Art Works – New Dance Horizons’ Pelican Project
SAA Art Works – June 2018
Each month SAA posts an Art Works article highlighting an arts organization making a positive impact in its community. This June, SAA features New Dance Horizons’ Pelican Project. This year, the project will be travelling to Vancouver to create a procession with the theme of the great blue heron. This article was written by Ken Wilson.
Robin Poitras, the Artistic Director of Regina’s New Dance Horizons, a contemporary dance organization, generates ideas the way a Catherine wheel throws off sparks. “We’re deeply embedded in community, in landscapes, in history,” she says. “We work across disciplines, across cultures, across generations. Dance is fundamentally an interdisciplinary art form, and interdisciplinary is a premise for cultural dialogue.” One example of that commitment to working across disciplines, cultures, and generations is the Pelican Project, which celebrates its twentieth anniversary in 2018. Poitras has been fascinated with pelicans and processions since she was a child, and the first processions New Dance Horizons organized took the birds as their theme. Now, the Pelican Project has become an umbrella term for any performances they organize that take the form of a procession—and what makes these processions unique is that most of the participants are children. “Our job as cultural organizations is to bring the deepest possible and most diverse range of experiential learning we have the capacity to offer,” Poitras argues. “It’s about providing an opportunity for deep connections.” And that’s what the Pelican Project sets out to do.
The first Pelican Project procession was staged in 1998, at the Lanterns on the Lake festival in Regina. There have been about 50 processions since then, in Regina, Moose Jaw, Yorkton, Fort Qu’Appelle, and outside Saskatchewan as well. The most recent, a procession with children dressed as animals—horses and bison—and carrying lanterns that represented different kinds of fruit that grow on the prairies, took place at Culture Days in Regina in the fall of 2017, in partnership with another arts organization, Prairie Puppet Underground. The Pelican Project has been invited to create another procession in Vancouver in the summer of 2018. Because pelicans don’t nest in Vancouver, the theme of that procession will be the great blue heron.

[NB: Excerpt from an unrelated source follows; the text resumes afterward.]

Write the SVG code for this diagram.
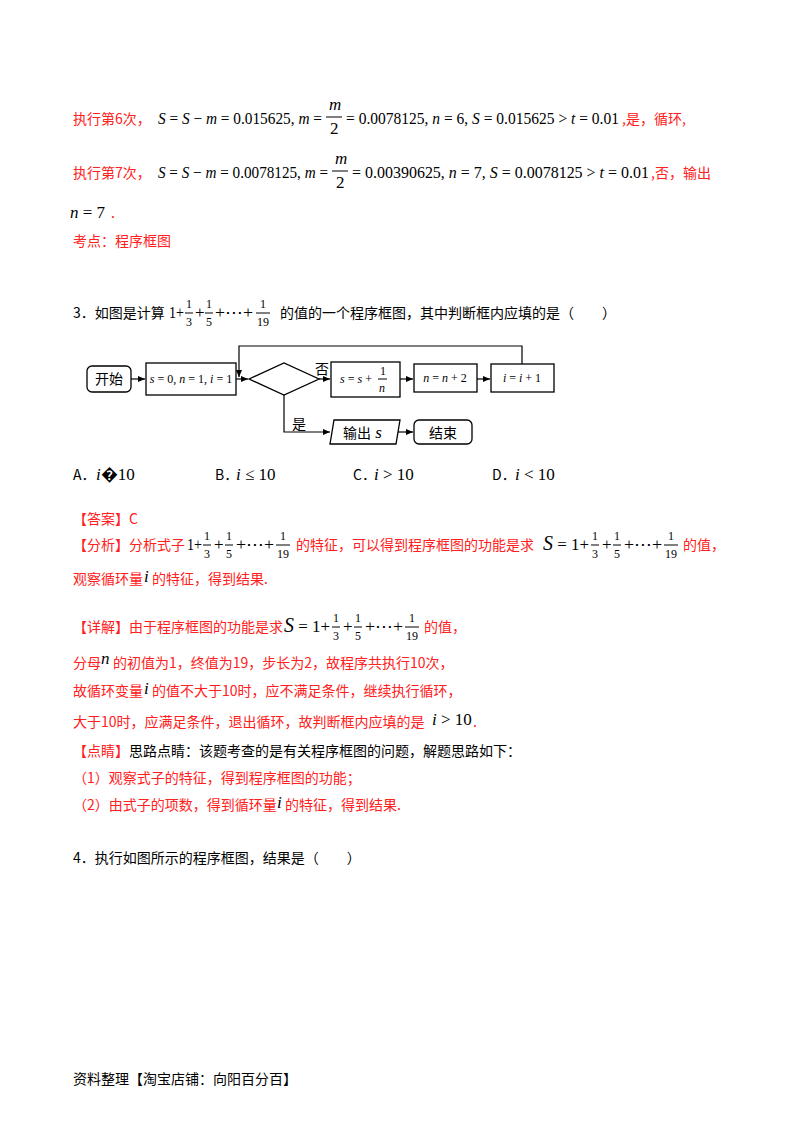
<svg xmlns="http://www.w3.org/2000/svg" width="800" height="1132" viewBox="0 0 800 1132">
<style>
.r{fill:#ff2020;font-family:"Noto Sans CJK SC",sans-serif;font-size:14px}
.k{fill:#000;font-family:"Noto Sans CJK SC",sans-serif;font-size:14px}
.m{fill:#000;font-family:"Times New Roman","Liberation Serif",serif;font-size:17px}
.i{font-style:italic}
.s{fill:#000;font-family:"Times New Roman","Liberation Serif",serif;font-size:12px}
.fb{stroke:#000;stroke-width:1}
.b{fill:#fff;stroke:#000;stroke-width:1.3}
.c{fill:none;stroke:#000;stroke-width:1.2}
</style>
<defs><marker id="a" markerWidth="8" markerHeight="8" refX="7" refY="4" orient="auto" markerUnits="userSpaceOnUse"><path d="M0,1 L7,4 L0,7z" fill="#000"/></marker></defs>
<rect width="800" height="1132" fill="#fff"/>
<text x="73" y="124" class="r">执行第6次，</text>
<text x="158" y="124" class="m" textLength="164" lengthAdjust="spacingAndGlyphs"><tspan class="i">S</tspan> = <tspan class="i">S</tspan> − <tspan class="i">m</tspan> = 0.015625, <tspan class="i">m</tspan> =</text>
<text x="329" y="110" class="m i" font-size="15">m</text><line x1="326" y1="117" x2="342" y2="117" class="fb"/><text x="330" y="134" class="m" font-size="15">2</text>
<text x="346" y="124" class="m" textLength="273" lengthAdjust="spacingAndGlyphs">= 0.0078125, <tspan class="i">n</tspan> = 6, <tspan class="i">S</tspan> = 0.015625 &gt; <tspan class="i">t</tspan> = 0.01</text>
<text x="622" y="124" class="r">,是，循环,</text>
<text x="73" y="178" class="r">执行第7次，</text>
<text x="158" y="178" class="m" textLength="170" lengthAdjust="spacingAndGlyphs"><tspan class="i">S</tspan> = <tspan class="i">S</tspan> − <tspan class="i">m</tspan> = 0.0078125, <tspan class="i">m</tspan> =</text>
<text x="335" y="164" class="m i" font-size="15">m</text><line x1="332" y1="171" x2="348" y2="171" class="fb"/><text x="336" y="188" class="m" font-size="15">2</text>
<text x="352" y="178" class="m" textLength="297" lengthAdjust="spacingAndGlyphs">= 0.00390625, <tspan class="i">n</tspan> = 7, <tspan class="i">S</tspan> = 0.0078125 &gt; <tspan class="i">t</tspan> = 0.01</text>
<text x="651" y="178" class="r">,否，输出</text>
<text x="70" y="218" class="m"><tspan class="i">n</tspan> = 7</text><text x="111" y="218" class="r">.</text>
<text x="73" y="246" class="r">考点：程序框图</text>
<text x="73" y="318" class="k">3．如图是计算</text>
<text x="169" y="318" class="m" textLength="15" lengthAdjust="spacingAndGlyphs">1+</text>
<text x="186" y="308" class="s">1</text><line x1="185" y1="313" x2="193" y2="313" class="fb"/><text x="186" y="326" class="s">3</text>
<text x="195" y="318" class="m">+</text>
<text x="206" y="308" class="s">1</text><line x1="205" y1="313" x2="213" y2="313" class="fb"/><text x="206" y="326" class="s">5</text>
<text x="215" y="318" class="m" textLength="38" lengthAdjust="spacingAndGlyphs">+⋯+</text>
<text x="260" y="308" class="s">1</text><line x1="256" y1="313" x2="270" y2="313" class="fb"/><text x="257" y="326" class="s">19</text>
<text x="280" y="318" class="k">的值的一个程序框图，其中判断框内应填的是（　　）</text>
<g id="start"><rect x="87" y="366" width="44" height="26" rx="5" class="b"/><text x="109" y="384" class="k" font-size="15" text-anchor="middle">开始</text></g>
<g id="init"><rect x="146" y="363" width="90" height="32" class="b"/><text x="191" y="383" class="s" font-size="11" text-anchor="middle"><tspan class="i">s</tspan> = 0, <tspan class="i">n</tspan> = 1, <tspan class="i">i</tspan> = 1</text></g>
<g id="cond"><polygon points="249,379 284,363 319,379 284,395" class="b"/></g>
<g id="sum"><rect x="331" y="362" width="69" height="35" class="b"/><text x="340" y="383" class="s" font-size="11"><tspan class="i">s</tspan> = <tspan class="i">s</tspan> +</text><text x="380" y="375" class="s" font-size="11">1</text><line x1="378" y1="379" x2="387" y2="379" class="fb"/><text x="379" y="392" class="s i" font-size="11">n</text></g>
<g id="incn"><rect x="414" y="364" width="63" height="28" class="b"/><text x="445" y="382" class="s" font-size="11" text-anchor="middle"><tspan class="i">n</tspan> = <tspan class="i">n</tspan> + 2</text></g>
<g id="inci"><rect x="491" y="364" width="63" height="28" class="b"/><text x="522" y="382" class="s" font-size="11" text-anchor="middle"><tspan class="i">i</tspan> = <tspan class="i">i</tspan> + 1</text></g>
<g id="out"><polygon points="334,420 400,420 396,444 330,444" class="b"/><text x="343" y="438" class="k">输出<tspan class="m i" font-size="15"> s</tspan></text></g>
<g id="end"><rect x="414" y="420" width="58" height="24" rx="5" class="b"/><text x="443" y="438" class="k" font-size="15" text-anchor="middle">结束</text></g>
<g id="connectors">
<line x1="131" y1="379" x2="145" y2="379" class="c" marker-end="url(#a)"/>
<line x1="236" y1="379" x2="248" y2="379" class="c" marker-end="url(#a)"/>
<line x1="319" y1="379" x2="330" y2="379" class="c" marker-end="url(#a)"/>
<line x1="400" y1="379" x2="413" y2="379" class="c" marker-end="url(#a)"/>
<line x1="477" y1="379" x2="490" y2="379" class="c" marker-end="url(#a)"/>
<polyline points="522,364 522,346 239,346 239,377" class="c" marker-end="url(#a)"/>
<polyline points="284,395 284,432 330,432" class="c" marker-end="url(#a)"/>
<line x1="398" y1="432" x2="413" y2="432" class="c" marker-end="url(#a)"/>
<text x="315" y="374" class="k">否</text>
<text x="292" y="429" class="k">是</text>
</g>
<text x="73" y="480" class="k">A．</text><text x="96" y="480" class="m"><tspan class="i">i</tspan>�10</text>
<text x="215" y="480" class="k">B．</text><text x="236" y="480" class="m"><tspan class="i">i</tspan> ≤ 10</text>
<text x="353" y="480" class="k">C．</text><text x="374" y="480" class="m"><tspan class="i">i</tspan> &gt; 10</text>
<text x="492" y="480" class="k">D．</text><text x="515" y="480" class="m" font-size="15"><tspan class="i">i</tspan> &lt; 10</text>
<text x="73" y="524" class="r">【答案】C</text>
<text x="73" y="550" class="r">【分析】分析式子</text>
<text x="187" y="550" class="m" textLength="15" lengthAdjust="spacingAndGlyphs">1+</text><text x="204" y="540" class="s">1</text><line x1="203" y1="545" x2="211" y2="545" class="fb"/><text x="204" y="558" class="s">3</text>
<text x="214" y="550" class="m">+</text><text x="226" y="540" class="s">1</text><line x1="225" y1="545" x2="233" y2="545" class="fb"/><text x="226" y="558" class="s">5</text>
<text x="236" y="550" class="m" textLength="38" lengthAdjust="spacingAndGlyphs">+⋯+</text><text x="280" y="540" class="s">1</text><line x1="276" y1="545" x2="290" y2="545" class="fb"/><text x="277" y="558" class="s">19</text>
<text x="296" y="550" class="r">的特征，可以得到程序框图的功能是求</text>
<text x="543" y="550" class="m" textLength="46" lengthAdjust="spacingAndGlyphs"><tspan class="i" font-size="20">S</tspan> = 1+</text><text x="592" y="540" class="s">1</text><line x1="591" y1="545" x2="599" y2="545" class="fb"/><text x="592" y="558" class="s">3</text>
<text x="602" y="550" class="m">+</text><text x="614" y="540" class="s">1</text><line x1="613" y1="545" x2="621" y2="545" class="fb"/><text x="614" y="558" class="s">5</text>
<text x="624" y="550" class="m" textLength="38" lengthAdjust="spacingAndGlyphs">+⋯+</text><text x="668" y="540" class="s">1</text><line x1="664" y1="545" x2="678" y2="545" class="fb"/><text x="665" y="558" class="s">19</text>
<text x="683" y="550" class="r">的值，</text>
<text x="73" y="584" class="r">观察循环量</text><text x="144" y="582" class="m i" font-size="19">i</text><text x="152" y="584" class="r">的特征，得到结果.</text>
<text x="73" y="632" class="r">【详解】由于程序框图的功能是求</text>
<text x="284" y="632" class="m" textLength="46" lengthAdjust="spacingAndGlyphs"><tspan class="i" font-size="20">S</tspan> = 1+</text><text x="333" y="622" class="s">1</text><line x1="332" y1="627" x2="340" y2="627" class="fb"/><text x="333" y="640" class="s">3</text>
<text x="343" y="632" class="m">+</text><text x="355" y="622" class="s">1</text><line x1="354" y1="627" x2="362" y2="627" class="fb"/><text x="355" y="640" class="s">5</text>
<text x="365" y="632" class="m" textLength="38" lengthAdjust="spacingAndGlyphs">+⋯+</text><text x="409" y="622" class="s">1</text><line x1="405" y1="627" x2="419" y2="627" class="fb"/><text x="406" y="640" class="s">19</text>
<text x="424" y="632" class="r">的值，</text>
<text x="73" y="668" class="r">分母</text><text x="101" y="664" class="m i" font-size="18">n</text><text x="113" y="668" class="r">的初值为1，终值为19，步长为2，故程序共执行10次，</text>
<text x="73" y="696" class="r">故循环变量</text><text x="144" y="694" class="m i" font-size="19">i</text><text x="152" y="696" class="r">的值不大于10时，应不满足条件，继续执行循环，</text>
<text x="73" y="727" class="r">大于10时，应满足条件，退出循环，故判断框内应填的是</text><text x="432" y="725" class="m"><tspan class="i">i</tspan> &gt; 10</text><text x="473" y="727" class="r">.</text>
<text x="73" y="756" class="r">【点睛】<tspan fill="#000">思路点睛：该题考查的是有关程序框图的问题，解题思路如下：</tspan></text>
<text x="73" y="783" class="r">（1）观察式子的特征，得到程序框图的功能；</text>
<text x="73" y="810" class="r">（2）由式子的项数，得到循环量</text><text x="277" y="808" class="m i" font-size="19">i</text><text x="285" y="810" class="r">的特征，得到结果.</text>
<text x="73" y="863" class="k">4．执行如图所示的程序框图，结果是（　　）</text>
<text x="73" y="1084" class="k" font-size="13">资料整理【淘宝店铺：向阳百分百】</text>
</svg>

The Pelican Project is part of New Dance Horizons’ learning and teaching series—the outreach work it does in the community. The organization offers a variety of classes that allow people of all ages and abilities to learn something about dance and physical movement, and that enable artists to learn to teach their art forms in a holistic way, instead of simply teaching the technical aspects of their art. The processions that constitute the Pelican Project give children opportunities to learn dance, music, and visual arts in an interconnected and interdisciplinary fashion, where the focus is on engaging each child’s creativity rather than on technical instruction. “If you come in to the Pelican Project as a child, you might become an artist as a result of that early holistic exposure to the art form,” Poitras contends. The project is always led by facilitators who are established artists in their own right. “They may have different levels of experience, but that core of established artists is always present,” she notes.
In the Pelican Project, the creative process is everything. Before the processions, children work at making their own props and costumes. Their materials include clay, paper, fabric, and wood; they make masks, origami, musical instruments, and lanterns. They learn to play music; there’s instruction on the fiddle, the ukulele, the guitar. They write songs together, which they sing during the procession. As a result, the children experience multiple learning opportunities. “It’s an exploration,” Poitras says. “It’s not rote learning. It’s about really deeply playing.”
For Poitras, the Pelican Project is a way to engage and strengthen curiosity in children. “Art is about curiosity,” she insists. “Artists hold the space for curiosity, imagination, and intuition—and these are vital qualities.” It’s not only the children who learn by participating in the Pelican Project, either. “This project keeps teaching me,” Poitras smiles.